The era of inexpensive home security cameras has arrived. Would-be thieves will take one look at your $150 webcam-based monitoring device and run away screaming, right? Not necessarily.
Credit: Nest Labs
The Nest Cam, which currently comes in both indoor and outdoor varieties, is vulnerable to three different Bluetooth-based attacks that could render the camera useless for the duration of a burglary. (Don't call these attacks hacks — these are denial-of-service attacks that do not damage or change the Nest Cam's software.)
In a statement to Tom's Guide, Nest Labs said that it was "aware of this issue, [has] developed a fix for it and will roll it out to customers in the coming days." Unfortunately, there doesn't seem to be a way to turn off a Nest Cam's Bluetooth radio until then. You could just stay home for a while and stock up on heavy weaponry, to be safe.
This information comes courtesy of Jason Doyle, a senior security engineer at VMware AirWatch, who posted his research — and the instructions for carrying out each attack — on the Github online code repository.
Back in October, Doyle found three separate but similar Bluetooth-based flaws in Nest Cams and their older Dropcam cousins and submitted the information to Nest Labs, owned by Google parent company Alphabet. After five months without a fix, Doyle took his findings public.
The first attack involves overflowing the entry field for a Wi-Fi SSID, or network name, after connecting to a Nest Cam via Bluetooth. If you attempt to connect the Nest Cam to a phony Wi-Fi network and enter an arbitrarily long SSID, the camera will choke on the data, then crash and reboot.

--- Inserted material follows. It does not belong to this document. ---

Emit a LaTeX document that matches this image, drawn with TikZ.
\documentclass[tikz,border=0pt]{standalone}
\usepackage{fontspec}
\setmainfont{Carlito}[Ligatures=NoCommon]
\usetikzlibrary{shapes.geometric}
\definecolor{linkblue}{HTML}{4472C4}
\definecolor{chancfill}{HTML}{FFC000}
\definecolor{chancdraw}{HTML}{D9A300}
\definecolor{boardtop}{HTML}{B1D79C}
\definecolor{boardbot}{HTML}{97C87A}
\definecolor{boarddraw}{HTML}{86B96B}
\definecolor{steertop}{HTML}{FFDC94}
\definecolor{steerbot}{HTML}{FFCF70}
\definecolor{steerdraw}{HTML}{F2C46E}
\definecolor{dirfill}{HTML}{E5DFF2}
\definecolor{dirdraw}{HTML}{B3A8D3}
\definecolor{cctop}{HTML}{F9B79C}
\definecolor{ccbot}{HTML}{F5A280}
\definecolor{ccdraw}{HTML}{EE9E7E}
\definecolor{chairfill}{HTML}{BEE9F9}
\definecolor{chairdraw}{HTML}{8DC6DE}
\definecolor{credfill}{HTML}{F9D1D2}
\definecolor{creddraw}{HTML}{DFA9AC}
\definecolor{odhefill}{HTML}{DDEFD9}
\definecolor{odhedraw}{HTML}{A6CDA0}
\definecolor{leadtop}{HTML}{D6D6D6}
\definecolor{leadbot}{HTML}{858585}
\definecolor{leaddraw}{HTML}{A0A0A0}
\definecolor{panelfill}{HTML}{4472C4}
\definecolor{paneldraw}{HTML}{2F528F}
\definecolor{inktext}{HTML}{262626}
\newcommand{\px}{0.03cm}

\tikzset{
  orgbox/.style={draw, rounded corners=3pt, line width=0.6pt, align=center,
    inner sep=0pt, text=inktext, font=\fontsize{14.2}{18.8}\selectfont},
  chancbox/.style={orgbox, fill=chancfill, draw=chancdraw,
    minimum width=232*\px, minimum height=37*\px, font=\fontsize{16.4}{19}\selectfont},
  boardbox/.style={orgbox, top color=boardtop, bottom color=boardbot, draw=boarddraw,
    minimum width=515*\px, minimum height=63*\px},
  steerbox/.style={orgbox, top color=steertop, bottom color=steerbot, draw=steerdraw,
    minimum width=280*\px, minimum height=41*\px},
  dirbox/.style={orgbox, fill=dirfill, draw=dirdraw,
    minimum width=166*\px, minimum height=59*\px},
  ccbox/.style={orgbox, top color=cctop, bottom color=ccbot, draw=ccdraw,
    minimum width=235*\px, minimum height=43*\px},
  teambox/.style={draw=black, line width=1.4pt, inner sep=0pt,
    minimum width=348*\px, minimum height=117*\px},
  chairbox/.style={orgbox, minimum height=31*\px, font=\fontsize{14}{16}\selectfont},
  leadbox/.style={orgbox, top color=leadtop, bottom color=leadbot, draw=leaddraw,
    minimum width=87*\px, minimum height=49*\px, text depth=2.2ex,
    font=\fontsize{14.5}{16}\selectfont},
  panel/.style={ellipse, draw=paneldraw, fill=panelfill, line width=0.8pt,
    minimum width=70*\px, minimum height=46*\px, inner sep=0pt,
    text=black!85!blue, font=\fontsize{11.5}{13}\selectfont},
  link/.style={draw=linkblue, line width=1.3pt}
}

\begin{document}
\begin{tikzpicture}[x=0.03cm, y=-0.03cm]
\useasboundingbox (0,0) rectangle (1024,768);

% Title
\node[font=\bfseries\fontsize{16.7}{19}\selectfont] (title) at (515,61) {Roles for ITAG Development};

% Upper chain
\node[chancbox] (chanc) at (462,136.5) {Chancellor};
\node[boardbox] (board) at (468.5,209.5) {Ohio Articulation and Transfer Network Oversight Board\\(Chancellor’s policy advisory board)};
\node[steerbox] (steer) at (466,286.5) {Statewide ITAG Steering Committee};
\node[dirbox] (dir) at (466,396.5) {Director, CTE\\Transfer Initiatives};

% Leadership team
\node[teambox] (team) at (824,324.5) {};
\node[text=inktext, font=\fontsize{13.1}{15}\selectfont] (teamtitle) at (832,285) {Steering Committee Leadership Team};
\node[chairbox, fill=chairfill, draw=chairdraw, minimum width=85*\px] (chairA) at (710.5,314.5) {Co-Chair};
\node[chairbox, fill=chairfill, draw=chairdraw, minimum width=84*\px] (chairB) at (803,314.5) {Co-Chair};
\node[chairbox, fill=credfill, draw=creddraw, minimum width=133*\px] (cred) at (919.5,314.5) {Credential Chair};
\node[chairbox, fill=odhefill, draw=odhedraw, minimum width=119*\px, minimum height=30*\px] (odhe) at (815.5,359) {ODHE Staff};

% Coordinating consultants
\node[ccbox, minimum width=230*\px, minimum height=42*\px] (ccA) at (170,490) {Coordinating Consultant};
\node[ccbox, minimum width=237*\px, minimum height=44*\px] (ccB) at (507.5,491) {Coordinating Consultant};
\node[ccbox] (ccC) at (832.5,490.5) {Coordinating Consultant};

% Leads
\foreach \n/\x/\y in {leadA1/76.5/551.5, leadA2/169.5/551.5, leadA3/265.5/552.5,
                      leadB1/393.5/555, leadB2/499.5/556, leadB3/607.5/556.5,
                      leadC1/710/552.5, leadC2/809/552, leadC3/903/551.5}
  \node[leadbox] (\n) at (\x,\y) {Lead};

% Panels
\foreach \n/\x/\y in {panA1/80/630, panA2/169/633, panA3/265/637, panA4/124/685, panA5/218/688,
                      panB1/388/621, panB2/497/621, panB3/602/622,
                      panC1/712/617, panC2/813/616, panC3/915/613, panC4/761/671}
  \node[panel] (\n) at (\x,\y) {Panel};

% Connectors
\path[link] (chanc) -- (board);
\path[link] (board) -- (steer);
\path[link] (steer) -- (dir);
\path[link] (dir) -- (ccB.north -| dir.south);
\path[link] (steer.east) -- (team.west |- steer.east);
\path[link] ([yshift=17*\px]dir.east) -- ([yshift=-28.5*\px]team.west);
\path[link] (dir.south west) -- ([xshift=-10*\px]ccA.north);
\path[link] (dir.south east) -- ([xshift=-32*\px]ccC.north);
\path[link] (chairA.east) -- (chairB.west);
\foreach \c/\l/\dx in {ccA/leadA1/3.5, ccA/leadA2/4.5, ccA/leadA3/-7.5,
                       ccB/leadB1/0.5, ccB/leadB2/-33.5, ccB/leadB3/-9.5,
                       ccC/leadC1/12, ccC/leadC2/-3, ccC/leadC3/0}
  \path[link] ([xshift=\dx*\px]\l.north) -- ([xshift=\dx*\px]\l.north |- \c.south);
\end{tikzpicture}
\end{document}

Since Nest Cams transmit all data up to Nest servers via Wi-Fi and internet, rather than saving it on local storage, this would give burglars a short window in which to accomplish mischief. (And, of course, the burglars could repeat the attack as often as they like.)

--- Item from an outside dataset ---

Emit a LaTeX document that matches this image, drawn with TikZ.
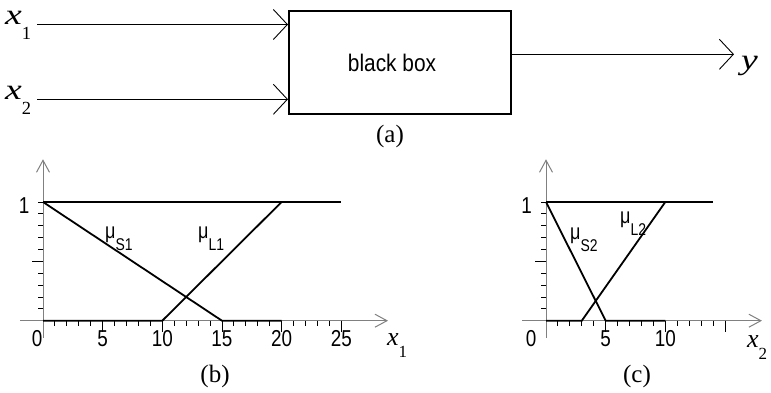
\documentclass[tikz,border=0pt]{standalone}
\usepackage{fontspec}
\setmainfont{Liberation Serif}
\newfontfamily\nsans[FakeStretch=0.82]{Liberation Sans}
\newfontfamily\bsans[FakeStretch=0.87]{Liberation Sans}
\newfontfamily\wideit[FakeStretch=1.3]{Liberation Serif}
\usetikzlibrary{arrows.meta}
\definecolor{axisgray}{HTML}{808080}
\tikzset{
  sig/.style={line width=0.9pt, -{Straight Barb[length=14pt,width=30pt]}},
  blk/.style={draw, line width=2pt, minimum width=222pt, minimum height=103pt, inner sep=0pt,
    font=\bsans\fontsize{24}{24}\selectfont},
  axisline/.style={draw=axisgray, line width=1pt},
  axarrow/.style={axisline, -{Straight Barb[length=12pt,width=13pt]}},
  mf/.style={line width=1.8pt, line join=miter},
  oneline/.style={line width=1.1pt},
  tickmark/.style={line width=0.9pt},
  num/.style={font=\nsans\fontsize{23}{23}\selectfont, inner sep=0pt, anchor=base},
  mulab/.style={inner sep=0pt, anchor=base west, font=\nsans\fontsize{22}{22}\selectfont},
  sublab/.style={inner sep=0pt, anchor=base west},
  panelcap/.style={inner sep=0pt, anchor=base, font=\fontsize{25}{25}\selectfont},
}
\newcommand{\bigx}[1]{{\wideit\itshape\fontsize{29}{29}\selectfont #1}}
\newcommand{\smallx}[1]{{\itshape\fontsize{26}{26}\selectfont #1}}
\newcommand{\mysub}[2]{\raisebox{-#1}{\fontsize{17}{17}\selectfont #2}}
\begin{document}
\begin{tikzpicture}[x=1pt,y=-1pt]
\useasboundingbox (0,0) rectangle (771,393);
% ---------- (a) ----------
\node[blk] (bb) at (400,62.5) {black box\hspace*{16pt}};
\node[sublab] (lx1) at (5,25) {\bigx{x}\raisebox{-14.3pt}{\fontsize{18.5}{18.5}\selectfont 1}};
\node[sublab] (lx2) at (5,100) {\bigx{x}\raisebox{-14.3pt}{\fontsize{18.5}{18.5}\selectfont 2}};
\node[sublab] (ly) at (741,70) {\bigx{y}};
\coordinate (s1) at (37,24.5);
\coordinate (s2) at (37,99.3);
\coordinate (yend) at (734,54.3);
\draw[sig] (s1) -- (bb.west |- s1);
\draw[sig] (s2) -- (bb.west |- s2);
\draw[sig] (bb.east |- yend) -- (yend);
\node[panelcap] (capa) at (390,142.5) {(a)};
% ---------- (b) ----------
\begin{scope}[shift={(43,320.7)}, x=11.93pt, y=118.7pt]
  \coordinate (ob) at (0,0);
  \draw[axarrow] (-1.93,0) -- (28.92,0);
  \draw[axarrow] (0,-0.143) -- (0,1.36);
  \foreach \i in {1,...,25} \draw[tickmark] (\i,0) -- ++(0,-5pt);
  \foreach \i in {5,10,...,25} \draw[tickmark] (\i,0) -- ++(0,-11.5pt);
  \foreach \j in {1,...,10} \draw[tickmark] (0,\j/10) -- ++(-5pt,0);
  \draw[tickmark] (0,0.5) -- ++(-11pt,0);
  \draw[oneline] (0,1) -- (25,1);
  \draw[mf] (0,1) -- (15,0) -- (20,0);
  \draw[mf] (0,0) -- (10,0) -- (20,1);
  \node[num] (b0) at ([xshift=-6pt,yshift=-26pt]0,0) {0};
  \foreach \i in {5,10,...,25} \node[num] (b\i) at ([yshift=-26pt]\i,0) {\i};
  \node[num, anchor=base east] (b1) at ([xshift=-13.5pt,yshift=-11pt]0,1) {1};
\end{scope}
\node[mulab] (muS1) at (105,238) {μ\mysub{12pt}{S1}};
\node[mulab] (muL1) at (198,238) {μ\mysub{12pt}{L1}};
\node[sublab] (bx1) at (387,345) {\smallx{x}\raisebox{-12.5pt}{\fontsize{17}{17}\selectfont 1}};
\node[panelcap] (capb) at (215,382) {(b)};
% ---------- (c) ----------
\begin{scope}[shift={(546,320.7)}, x=11.93pt, y=118.7pt]
  \coordinate (oc) at (0,0);
  \draw[axarrow] (-2,0) -- (18.1,0);
  \draw[axarrow] (0,-0.143) -- (0,1.36);
  \foreach \i in {1,...,15} \draw[tickmark] (\i,0) -- ++(0,-5pt);
  \foreach \i in {5,10,15} \draw[tickmark] (\i,0) -- ++(0,-11.5pt);
  \foreach \j in {1,...,10} \draw[tickmark] (0,\j/10) -- ++(-5pt,0);
  \draw[tickmark] (0,0.5) -- ++(-11pt,0);
  \draw[oneline] (0,1) -- (14,1);
  \draw[mf] (0,1) -- (5,0) -- (10,0);
  \draw[mf] (0,0) -- (3,0) -- (10,1);
  \node[num] (c0) at ([xshift=-15pt,yshift=-26pt]0,0) {0};
  \foreach \i in {5,10} \node[num] (c\i) at ([yshift=-26pt]\i,0) {\i};
  \node[num, anchor=base east] (c1) at ([xshift=-14pt,yshift=-11pt]0,1) {1};
\end{scope}
\node[mulab] (muS2) at (570,239) {μ\mysub{12pt}{S2}};
\node[mulab] (muL2) at (620,223) {μ\mysub{12pt}{L2}};
\node[sublab] (cx2) at (747,347) {\smallx{x}\raisebox{-12.5pt}{\fontsize{17}{17}\selectfont 2}};
\node[panelcap] (capc) at (637,382) {(c)};
\end{tikzpicture}
\end{document}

Doyle's second attack uses a similar overflow tactic as the first. This time, instead of overflowing the SSID field, attackers can attempt to set a new password for the camera via the Bluetooth connection. If the password is sufficiently long, the camera will again crash and reboot, giving the burglars the short window mentioned above.

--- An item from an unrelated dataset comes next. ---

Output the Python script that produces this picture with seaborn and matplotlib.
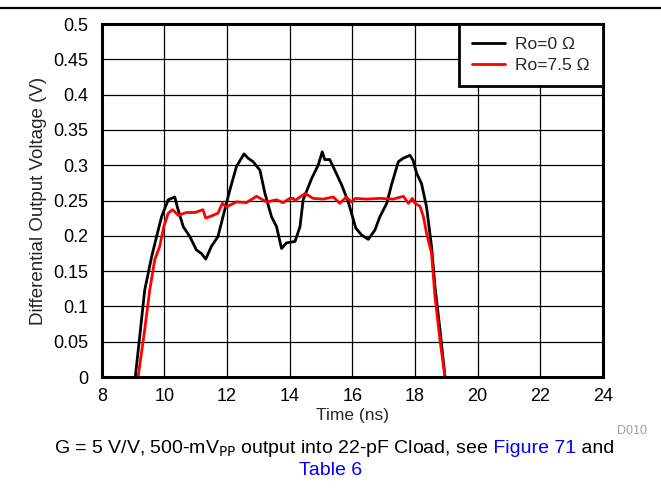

The third trick is the simplest of all. After connecting to a Nest Cam with Bluetooth, an attacker can simply instruct it to join a different Wi-Fi network. Whether or not the camera is successful in joining the new network, it will disconnect from its current Wi-Fi network and cease to transmit data for the 60 to 90 seconds it takes to attempt a new connection.
The flaws may not sound serious, since an attacker would need to be within Bluetooth range of the camera. However, while this would pose a problem for remote attackers, burglars are, by definition, not remote.
If a pair of thieves knew for sure that a house had a Nest Cam Indoor, Nest Cam Outdoor, Dropcam or Dropcam Pro, it would be fairly simple for one ne'er-do-well to hide just out of sight, continually knocking the camera out of service with his or her Bluetooth-enabled smartphone, while the other entered the house and made off with the loot.
Unlike some other security cameras, Nest Cams do not disable Bluetooth after their initial setups. Nest Labs claims that this continued connectivity is in order to make use of secondary features such as App Silence and Safety Checkup, although these features are arguably not important enough to leave the camera open to such trivial exploits.
Now that Doyle has gone public, Nest Labs is rushing out a fix. In the meantime, there's not much you can do aside from disconnecting your Nest camera — which would admittedly create the exact same situation as the one that burglars would want to exploit. At least there’s no evidence that anyone’s used the trick ... yet.